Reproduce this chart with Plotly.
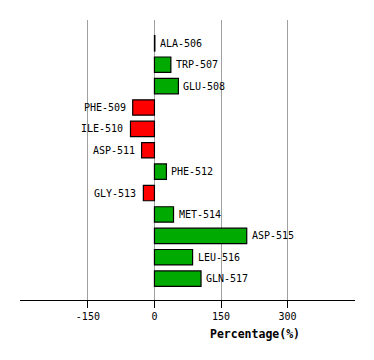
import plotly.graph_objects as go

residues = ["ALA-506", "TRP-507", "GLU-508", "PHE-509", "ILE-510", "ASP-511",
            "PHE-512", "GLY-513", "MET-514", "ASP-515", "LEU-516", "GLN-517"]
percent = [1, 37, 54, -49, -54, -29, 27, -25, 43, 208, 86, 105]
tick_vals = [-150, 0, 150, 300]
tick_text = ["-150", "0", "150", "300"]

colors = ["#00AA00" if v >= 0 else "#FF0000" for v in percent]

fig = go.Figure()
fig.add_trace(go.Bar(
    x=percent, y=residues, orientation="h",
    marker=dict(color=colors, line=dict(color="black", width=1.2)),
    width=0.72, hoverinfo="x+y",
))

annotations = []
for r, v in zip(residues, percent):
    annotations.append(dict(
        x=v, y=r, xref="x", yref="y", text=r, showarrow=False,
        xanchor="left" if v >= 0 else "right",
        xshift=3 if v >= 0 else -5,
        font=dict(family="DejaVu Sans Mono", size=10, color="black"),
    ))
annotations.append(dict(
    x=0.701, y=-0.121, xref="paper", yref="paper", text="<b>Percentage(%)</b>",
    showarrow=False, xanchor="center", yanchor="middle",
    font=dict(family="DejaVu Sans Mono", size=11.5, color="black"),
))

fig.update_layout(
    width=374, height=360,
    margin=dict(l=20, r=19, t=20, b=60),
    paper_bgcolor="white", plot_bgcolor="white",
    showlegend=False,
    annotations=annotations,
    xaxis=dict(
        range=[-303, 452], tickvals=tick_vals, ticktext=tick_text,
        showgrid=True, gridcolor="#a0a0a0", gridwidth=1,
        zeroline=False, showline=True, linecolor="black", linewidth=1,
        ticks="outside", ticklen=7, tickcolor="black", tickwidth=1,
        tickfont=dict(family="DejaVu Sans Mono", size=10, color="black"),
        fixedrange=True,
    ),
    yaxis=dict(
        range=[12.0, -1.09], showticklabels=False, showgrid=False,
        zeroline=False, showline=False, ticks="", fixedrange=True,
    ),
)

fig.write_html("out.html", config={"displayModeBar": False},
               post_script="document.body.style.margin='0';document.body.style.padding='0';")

★ ★ ★ ★ ★

* _Exercise task_
Retype everything in the material word for word, minus pictures.

* _Response for this exercise_
Reproduce this chart with Plotly.
import plotly.graph_objects as go

residues = ["ALA-506", "TRP-507", "GLU-508", "PHE-509", "ILE-510", "ASP-511",
            "PHE-512", "GLY-513", "MET-514", "ASP-515", "LEU-516", "GLN-517"]
percent = [1, 37, 54, -49, -54, -29, 27, -25, 43, 208, 86, 105]
tick_vals = [-150, 0, 150, 300]
tick_text = ["-150", "0", "150", "300"]

colors = ["#00AA00" if v >= 0 else "#FF0000" for v in percent]

fig = go.Figure()
fig.add_trace(go.Bar(
    x=percent, y=residues, orientation="h",
    marker=dict(color=colors, line=dict(color="black", width=1.2)),
    width=0.72, hoverinfo="x+y",
))

annotations = []
for r, v in zip(residues, percent):
    annotations.append(dict(
        x=v, y=r, xref="x", yref="y", text=r, showarrow=False,
        xanchor="left" if v >= 0 else "right",
        xshift=3 if v >= 0 else -5,
        font=dict(family="DejaVu Sans Mono", size=10, color="black"),
    ))
annotations.append(dict(
    x=0.701, y=-0.121, xref="paper", yref="paper", text="<b>Percentage(%)</b>",
    showarrow=False, xanchor="center", yanchor="middle",
    font=dict(family="DejaVu Sans Mono", size=11.5, color="black"),
))

fig.update_layout(
    width=374, height=360,
    margin=dict(l=20, r=19, t=20, b=60),
    paper_bgcolor="white", plot_bgcolor="white",
    showlegend=False,
    annotations=annotations,
    xaxis=dict(
        range=[-303, 452], tickvals=tick_vals, ticktext=tick_text,
        showgrid=True, gridcolor="#a0a0a0", gridwidth=1,
        zeroline=False, showline=True, linecolor="black", linewidth=1,
        ticks="outside", ticklen=7, tickcolor="black", tickwidth=1,
        tickfont=dict(family="DejaVu Sans Mono", size=10, color="black"),
        fixedrange=True,
    ),
    yaxis=dict(
        range=[12.0, -1.09], showticklabels=False, showgrid=False,
        zeroline=False, showline=False, ticks="", fixedrange=True,
    ),
)

fig.write_html("out.html", config={"displayModeBar": False},
               post_script="document.body.style.margin='0';document.body.style.padding='0';")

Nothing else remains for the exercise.